On 4 July 2014, the group premiered a Mandarin song called "Wo Shi Boss" at Taoyuan International Baseball Stadium where Brother Elephants and Lamigo Monkeys launched their baseball match series called Bao Wen Pa (豹紋趴) and the group members served as the ceremonial first pitchers. The song is the theme song for CSTV's Boss Sports Channel (博斯運動頻道).

On 1 October 2014, Tuesday Girl Esse declared on her Facebook fanpage that she vacated her membership on 23 September 2014 for personal reasons.
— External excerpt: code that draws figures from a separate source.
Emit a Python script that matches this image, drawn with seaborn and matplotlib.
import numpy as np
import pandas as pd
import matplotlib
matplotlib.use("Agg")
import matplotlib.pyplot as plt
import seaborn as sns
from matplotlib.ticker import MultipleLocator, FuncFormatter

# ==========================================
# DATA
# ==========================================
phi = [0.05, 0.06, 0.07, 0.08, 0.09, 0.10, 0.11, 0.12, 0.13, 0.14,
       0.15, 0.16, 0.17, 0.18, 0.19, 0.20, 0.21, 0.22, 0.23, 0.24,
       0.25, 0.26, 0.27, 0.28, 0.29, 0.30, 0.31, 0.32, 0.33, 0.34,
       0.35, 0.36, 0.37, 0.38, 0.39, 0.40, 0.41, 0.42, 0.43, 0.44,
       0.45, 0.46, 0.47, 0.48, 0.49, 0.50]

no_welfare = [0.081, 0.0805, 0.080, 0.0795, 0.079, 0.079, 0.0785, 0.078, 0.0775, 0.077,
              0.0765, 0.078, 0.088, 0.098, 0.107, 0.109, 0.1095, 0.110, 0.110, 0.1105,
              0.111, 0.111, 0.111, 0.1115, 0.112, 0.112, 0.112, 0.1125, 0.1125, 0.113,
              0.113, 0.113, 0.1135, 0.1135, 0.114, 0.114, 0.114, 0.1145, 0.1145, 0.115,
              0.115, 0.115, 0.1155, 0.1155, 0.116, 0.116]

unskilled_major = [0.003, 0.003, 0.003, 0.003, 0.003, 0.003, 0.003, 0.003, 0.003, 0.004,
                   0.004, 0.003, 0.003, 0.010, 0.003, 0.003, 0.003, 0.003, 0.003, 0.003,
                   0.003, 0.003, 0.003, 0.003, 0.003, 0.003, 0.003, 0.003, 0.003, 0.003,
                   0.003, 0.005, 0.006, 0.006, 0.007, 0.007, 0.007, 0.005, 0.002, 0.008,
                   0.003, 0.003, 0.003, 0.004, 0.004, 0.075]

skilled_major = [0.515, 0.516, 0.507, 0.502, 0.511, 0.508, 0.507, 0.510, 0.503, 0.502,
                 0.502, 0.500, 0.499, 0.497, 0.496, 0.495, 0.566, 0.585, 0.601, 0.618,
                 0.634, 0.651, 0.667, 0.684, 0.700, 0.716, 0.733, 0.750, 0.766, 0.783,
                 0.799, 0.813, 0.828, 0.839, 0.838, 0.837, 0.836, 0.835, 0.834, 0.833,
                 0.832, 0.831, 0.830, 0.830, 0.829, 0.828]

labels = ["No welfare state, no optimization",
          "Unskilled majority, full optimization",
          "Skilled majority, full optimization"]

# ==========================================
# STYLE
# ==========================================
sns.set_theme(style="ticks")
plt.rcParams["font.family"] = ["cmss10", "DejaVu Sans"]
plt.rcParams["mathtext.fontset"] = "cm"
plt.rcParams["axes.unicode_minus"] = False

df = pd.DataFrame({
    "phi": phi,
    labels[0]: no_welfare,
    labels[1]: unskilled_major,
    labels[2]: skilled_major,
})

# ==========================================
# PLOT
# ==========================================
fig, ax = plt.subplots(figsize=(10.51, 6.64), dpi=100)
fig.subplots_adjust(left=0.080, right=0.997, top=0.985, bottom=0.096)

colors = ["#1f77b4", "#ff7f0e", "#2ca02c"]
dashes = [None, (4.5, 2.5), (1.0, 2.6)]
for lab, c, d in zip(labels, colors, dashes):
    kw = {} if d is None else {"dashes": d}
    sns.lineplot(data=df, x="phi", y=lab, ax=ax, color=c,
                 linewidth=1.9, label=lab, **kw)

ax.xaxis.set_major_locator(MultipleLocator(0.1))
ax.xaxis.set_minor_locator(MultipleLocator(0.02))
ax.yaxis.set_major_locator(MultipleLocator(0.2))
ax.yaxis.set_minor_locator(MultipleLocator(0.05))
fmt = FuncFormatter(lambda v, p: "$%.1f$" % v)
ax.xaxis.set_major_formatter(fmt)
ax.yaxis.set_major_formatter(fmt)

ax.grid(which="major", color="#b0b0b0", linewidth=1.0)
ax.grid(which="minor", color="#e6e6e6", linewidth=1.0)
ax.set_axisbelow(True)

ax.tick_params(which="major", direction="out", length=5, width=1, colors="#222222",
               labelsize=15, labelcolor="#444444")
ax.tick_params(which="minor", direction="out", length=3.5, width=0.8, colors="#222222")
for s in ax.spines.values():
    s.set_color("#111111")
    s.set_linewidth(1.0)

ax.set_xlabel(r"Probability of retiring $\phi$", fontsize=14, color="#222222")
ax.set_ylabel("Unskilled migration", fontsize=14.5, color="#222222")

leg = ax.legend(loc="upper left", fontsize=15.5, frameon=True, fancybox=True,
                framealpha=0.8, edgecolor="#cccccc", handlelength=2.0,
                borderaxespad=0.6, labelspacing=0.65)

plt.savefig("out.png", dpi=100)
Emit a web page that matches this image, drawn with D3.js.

On 25 October 2014, there was an announcement that Wei A, the first Mandarin album of the group, would be released in Taiwan on 1 November 2014. The album contains ten songs: two previously released songs and eight newly composed songs.The production of the album was the collaboration between many famous Taiwanese musicians, including Bryan Chen (陳國華), Cai Zhengxun (蔡政勳), Chase Chang (張傑), Jacky Chen (陳建瑋), Jiujiu (九九), Lu Weixiao (魯維孝), Tina Wang (王雅君), and Yu Xuan (于萱).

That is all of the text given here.